Andrew Jordaan

Personal information
- Full name: Andrew Charles Jordaan
- Born: 1 November 1954 (age 71) Port Elizabeth, Cape Province, South Africa
- Batting: Right-handed

Domestic team information
- 1981/82 – 1987/88: Eastern Province

Career statistics
| Competition | FC |
| Matches | 7 |
| Runs scored | 226 |
| Batting average | 16.14 |
| 100s/50s | 0/1 |
| Top score | 56 |
| Balls bowled | 6 |
| Wickets | 0 |
| Bowling average | – |
| 5 wickets in innings | – |
| 10 wickets in match | – |
| Best bowling | – |
| Catches/stumpings | 4/– |
- Source: Cricinfo, 15 July 2025

= Andrew Jordaan =

South African cricketer

Andrew Charles Jordaan (born 1 November 1954) is a former South African cricketer who represented Eastern Province in the Howa Bowl. Jordaan was the first ever cricketer to be timed out in a first-class cricket match when he failed to arrive at the ground to continue his innings in a game against Transvaal at Port Elizabeth in 1988. He was delayed as the roads were bad after a downpour the previous night. This feat was only recognised after the decision to recognise matches played under the South African Cricket Board which governed cricket played by non-white South Africans during apartheid.
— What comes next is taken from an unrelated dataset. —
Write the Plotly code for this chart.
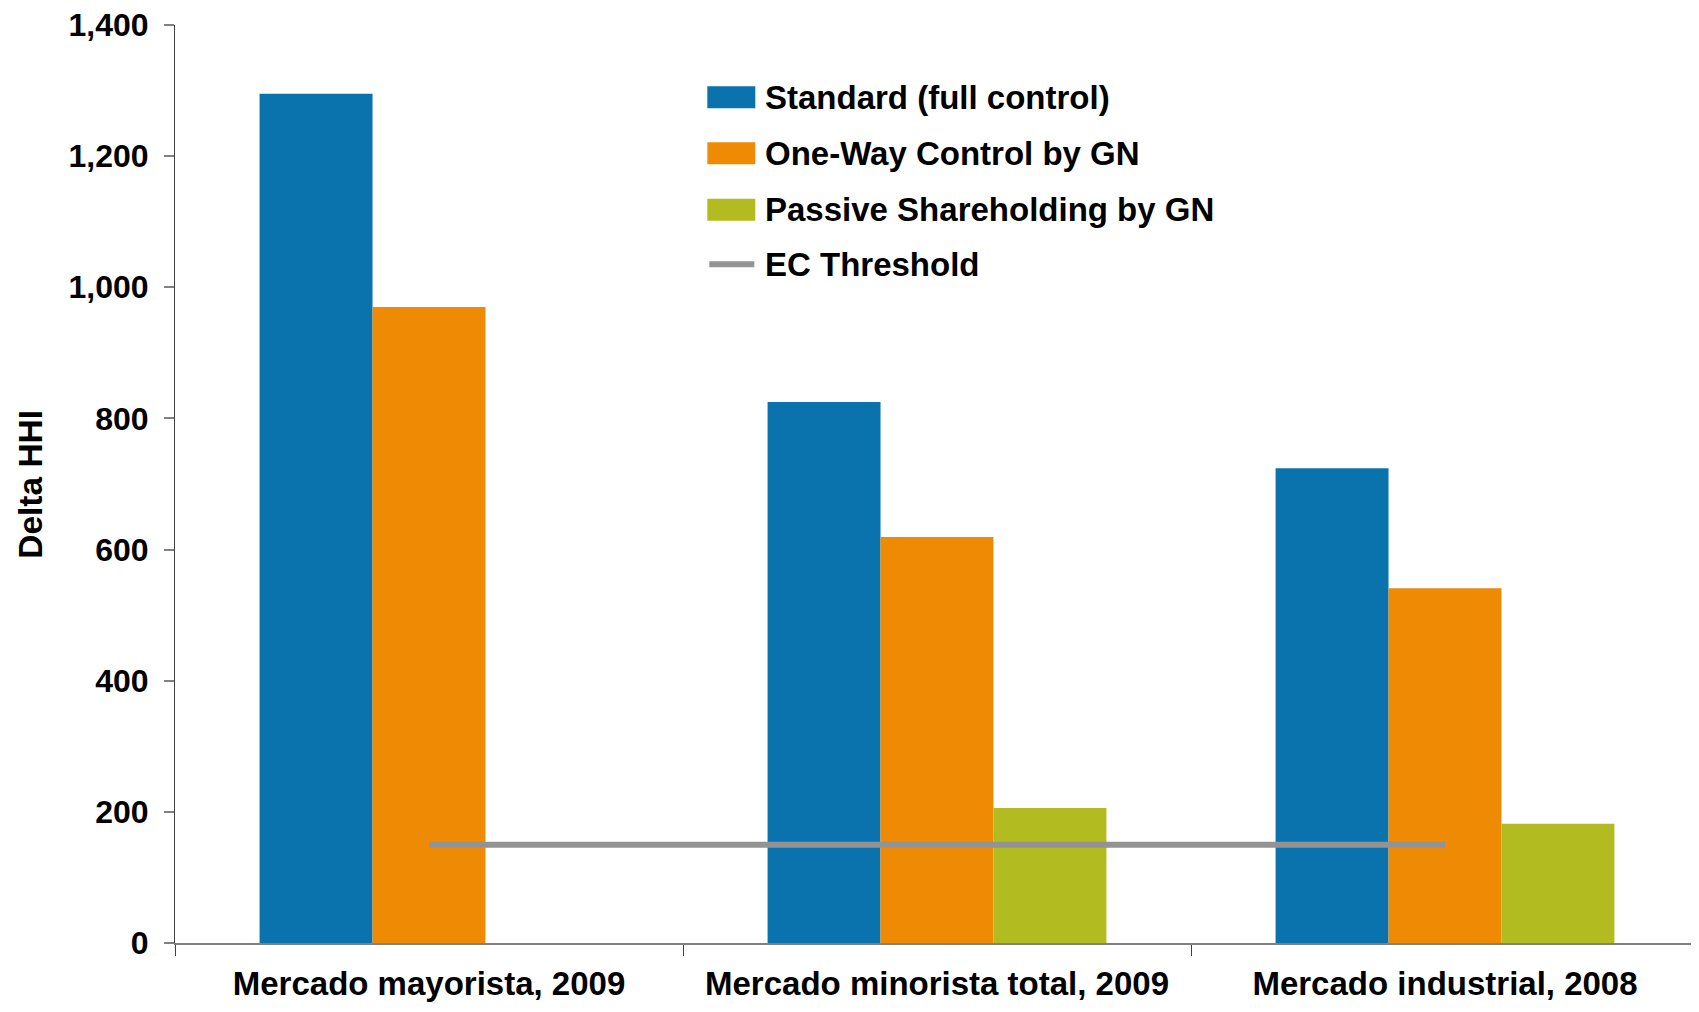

Jordaan is one of only five cricketers to have been timed out in the history of cricket.

==Playing career==
Jordaan played seven first class matches between 1982 and 1988. All of his appearances were in the Howa Bowl, a South African cricket competition which was contested between Eastern Province, Natal, Transvaal and Western Province. Jordaan made his debut against Western Province cricket team on 23 January 1982 at the Adcock Stadium in Port Elizabeth. Batting at the top of the order to failed to make significant runs in both his innings and had to wait another five years before he was picked again by Eastern Province.

He was recalled in 1987 but again failed to make runs scoring just 8 in two innings batting at number two against Transvaal. He scored 41 runs in an innings against Transvaal that season and found favour with the selectors playing four games in 1988. Here Jordaan scored a career best of 56 playing against Western Province at Cape Town.